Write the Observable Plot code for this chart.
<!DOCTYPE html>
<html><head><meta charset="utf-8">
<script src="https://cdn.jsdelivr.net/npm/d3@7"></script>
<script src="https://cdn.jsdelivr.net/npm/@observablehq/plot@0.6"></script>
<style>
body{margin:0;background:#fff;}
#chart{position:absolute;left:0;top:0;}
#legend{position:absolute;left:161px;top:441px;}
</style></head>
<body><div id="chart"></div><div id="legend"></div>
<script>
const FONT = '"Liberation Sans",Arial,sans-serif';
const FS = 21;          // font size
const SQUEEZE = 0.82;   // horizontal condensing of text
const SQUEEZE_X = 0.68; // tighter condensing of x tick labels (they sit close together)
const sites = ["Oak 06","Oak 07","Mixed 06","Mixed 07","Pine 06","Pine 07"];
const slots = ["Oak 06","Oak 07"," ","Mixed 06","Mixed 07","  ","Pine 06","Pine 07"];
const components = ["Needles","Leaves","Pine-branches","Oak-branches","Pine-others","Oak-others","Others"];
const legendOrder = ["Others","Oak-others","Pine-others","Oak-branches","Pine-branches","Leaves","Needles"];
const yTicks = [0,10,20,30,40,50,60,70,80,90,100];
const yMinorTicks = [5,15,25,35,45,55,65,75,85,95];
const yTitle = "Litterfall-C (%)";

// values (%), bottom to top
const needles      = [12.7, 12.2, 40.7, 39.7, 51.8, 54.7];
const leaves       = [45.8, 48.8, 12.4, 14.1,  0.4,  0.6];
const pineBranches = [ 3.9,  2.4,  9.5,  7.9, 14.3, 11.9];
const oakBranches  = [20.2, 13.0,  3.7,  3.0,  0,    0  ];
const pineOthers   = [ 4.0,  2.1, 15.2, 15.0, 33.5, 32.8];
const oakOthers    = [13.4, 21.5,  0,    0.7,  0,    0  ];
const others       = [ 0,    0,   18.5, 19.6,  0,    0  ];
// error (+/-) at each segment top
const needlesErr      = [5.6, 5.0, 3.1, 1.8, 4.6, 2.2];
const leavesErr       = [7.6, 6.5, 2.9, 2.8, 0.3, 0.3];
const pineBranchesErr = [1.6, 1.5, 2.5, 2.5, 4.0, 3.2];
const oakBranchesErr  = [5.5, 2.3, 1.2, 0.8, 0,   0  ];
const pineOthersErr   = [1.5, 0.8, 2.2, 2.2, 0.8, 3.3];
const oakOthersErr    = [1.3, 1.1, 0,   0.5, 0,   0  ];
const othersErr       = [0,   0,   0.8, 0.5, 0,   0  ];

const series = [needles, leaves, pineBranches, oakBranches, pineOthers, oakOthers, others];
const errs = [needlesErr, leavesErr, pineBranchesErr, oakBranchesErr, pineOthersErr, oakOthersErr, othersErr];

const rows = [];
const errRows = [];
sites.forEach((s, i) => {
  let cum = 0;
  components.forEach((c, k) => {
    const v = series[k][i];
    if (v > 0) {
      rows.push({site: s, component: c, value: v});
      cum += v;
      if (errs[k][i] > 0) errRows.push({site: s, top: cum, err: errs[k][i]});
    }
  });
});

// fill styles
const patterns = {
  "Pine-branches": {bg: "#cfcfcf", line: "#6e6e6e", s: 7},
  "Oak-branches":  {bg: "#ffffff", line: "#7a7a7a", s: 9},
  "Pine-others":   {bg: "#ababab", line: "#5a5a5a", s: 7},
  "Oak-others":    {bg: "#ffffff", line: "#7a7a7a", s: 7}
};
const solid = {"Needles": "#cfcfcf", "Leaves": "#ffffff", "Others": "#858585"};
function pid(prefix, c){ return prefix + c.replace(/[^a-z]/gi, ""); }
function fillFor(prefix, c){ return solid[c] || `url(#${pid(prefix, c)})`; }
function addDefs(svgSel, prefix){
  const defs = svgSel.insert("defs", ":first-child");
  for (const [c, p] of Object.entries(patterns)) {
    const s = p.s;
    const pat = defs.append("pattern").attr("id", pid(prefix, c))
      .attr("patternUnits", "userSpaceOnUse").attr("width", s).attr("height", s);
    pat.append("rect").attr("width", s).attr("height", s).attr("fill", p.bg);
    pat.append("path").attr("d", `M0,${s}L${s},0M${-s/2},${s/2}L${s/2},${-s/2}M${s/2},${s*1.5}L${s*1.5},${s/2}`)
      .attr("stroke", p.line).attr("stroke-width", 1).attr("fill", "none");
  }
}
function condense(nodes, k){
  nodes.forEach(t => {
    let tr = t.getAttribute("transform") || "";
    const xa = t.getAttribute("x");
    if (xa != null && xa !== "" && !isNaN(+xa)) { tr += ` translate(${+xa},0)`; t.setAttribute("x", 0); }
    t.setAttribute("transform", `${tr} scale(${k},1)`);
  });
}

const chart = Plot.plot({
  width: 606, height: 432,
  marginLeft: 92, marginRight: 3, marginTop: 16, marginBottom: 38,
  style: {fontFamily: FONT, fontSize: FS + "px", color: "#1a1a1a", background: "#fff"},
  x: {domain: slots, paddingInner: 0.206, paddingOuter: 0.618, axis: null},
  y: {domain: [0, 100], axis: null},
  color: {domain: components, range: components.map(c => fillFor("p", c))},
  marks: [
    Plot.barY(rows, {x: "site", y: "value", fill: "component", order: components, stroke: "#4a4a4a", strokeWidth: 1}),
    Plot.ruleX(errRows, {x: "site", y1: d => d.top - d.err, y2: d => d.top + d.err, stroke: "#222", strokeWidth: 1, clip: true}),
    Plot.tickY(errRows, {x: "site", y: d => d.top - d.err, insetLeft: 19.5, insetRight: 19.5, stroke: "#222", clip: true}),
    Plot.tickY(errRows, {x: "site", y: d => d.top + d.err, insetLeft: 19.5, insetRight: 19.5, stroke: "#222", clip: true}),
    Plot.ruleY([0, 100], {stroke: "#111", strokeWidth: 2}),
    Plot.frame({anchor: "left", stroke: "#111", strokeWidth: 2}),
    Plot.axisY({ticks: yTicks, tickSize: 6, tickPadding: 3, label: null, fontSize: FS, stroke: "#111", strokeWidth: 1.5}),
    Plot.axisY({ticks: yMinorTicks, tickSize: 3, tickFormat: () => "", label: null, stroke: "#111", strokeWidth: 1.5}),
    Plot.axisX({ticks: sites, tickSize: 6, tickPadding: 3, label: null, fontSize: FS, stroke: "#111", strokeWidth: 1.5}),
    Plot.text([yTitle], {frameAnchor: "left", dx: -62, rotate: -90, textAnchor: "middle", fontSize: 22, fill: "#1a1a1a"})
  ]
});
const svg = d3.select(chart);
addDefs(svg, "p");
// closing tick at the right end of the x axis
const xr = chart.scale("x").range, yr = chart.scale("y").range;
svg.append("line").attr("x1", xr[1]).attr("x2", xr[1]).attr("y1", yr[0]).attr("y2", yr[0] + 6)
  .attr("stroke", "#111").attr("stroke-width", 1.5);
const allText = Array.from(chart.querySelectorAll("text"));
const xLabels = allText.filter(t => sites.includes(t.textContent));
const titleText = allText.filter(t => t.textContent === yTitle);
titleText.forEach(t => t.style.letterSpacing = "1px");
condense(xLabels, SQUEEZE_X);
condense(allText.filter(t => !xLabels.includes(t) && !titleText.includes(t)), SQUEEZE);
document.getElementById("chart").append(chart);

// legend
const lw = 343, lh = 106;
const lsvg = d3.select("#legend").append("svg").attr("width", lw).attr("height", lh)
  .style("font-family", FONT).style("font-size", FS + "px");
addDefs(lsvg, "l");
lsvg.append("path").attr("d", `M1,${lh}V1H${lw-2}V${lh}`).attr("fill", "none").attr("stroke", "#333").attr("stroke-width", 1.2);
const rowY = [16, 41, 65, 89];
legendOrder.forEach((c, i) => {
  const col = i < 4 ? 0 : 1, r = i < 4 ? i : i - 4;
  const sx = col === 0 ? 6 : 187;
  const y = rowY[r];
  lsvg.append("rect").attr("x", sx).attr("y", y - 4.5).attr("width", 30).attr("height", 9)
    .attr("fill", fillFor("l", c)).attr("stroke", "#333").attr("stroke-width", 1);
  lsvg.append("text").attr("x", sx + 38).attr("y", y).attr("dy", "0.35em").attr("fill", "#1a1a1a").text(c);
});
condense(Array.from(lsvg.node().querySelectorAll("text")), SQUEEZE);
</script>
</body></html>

__Work required__
Report all lines of the material that contain the word "chart".

__Exercise solution__
Write the Observable Plot code for this chart.
#chart{position:absolute;left:0;top:0;}
<body><div id="chart"></div><div id="legend"></div>
const chart = Plot.plot({
const svg = d3.select(chart);
const xr = chart.scale("x").range, yr = chart.scale("y").range;
const allText = Array.from(chart.querySelectorAll("text"));
document.getElementById("chart").append(chart);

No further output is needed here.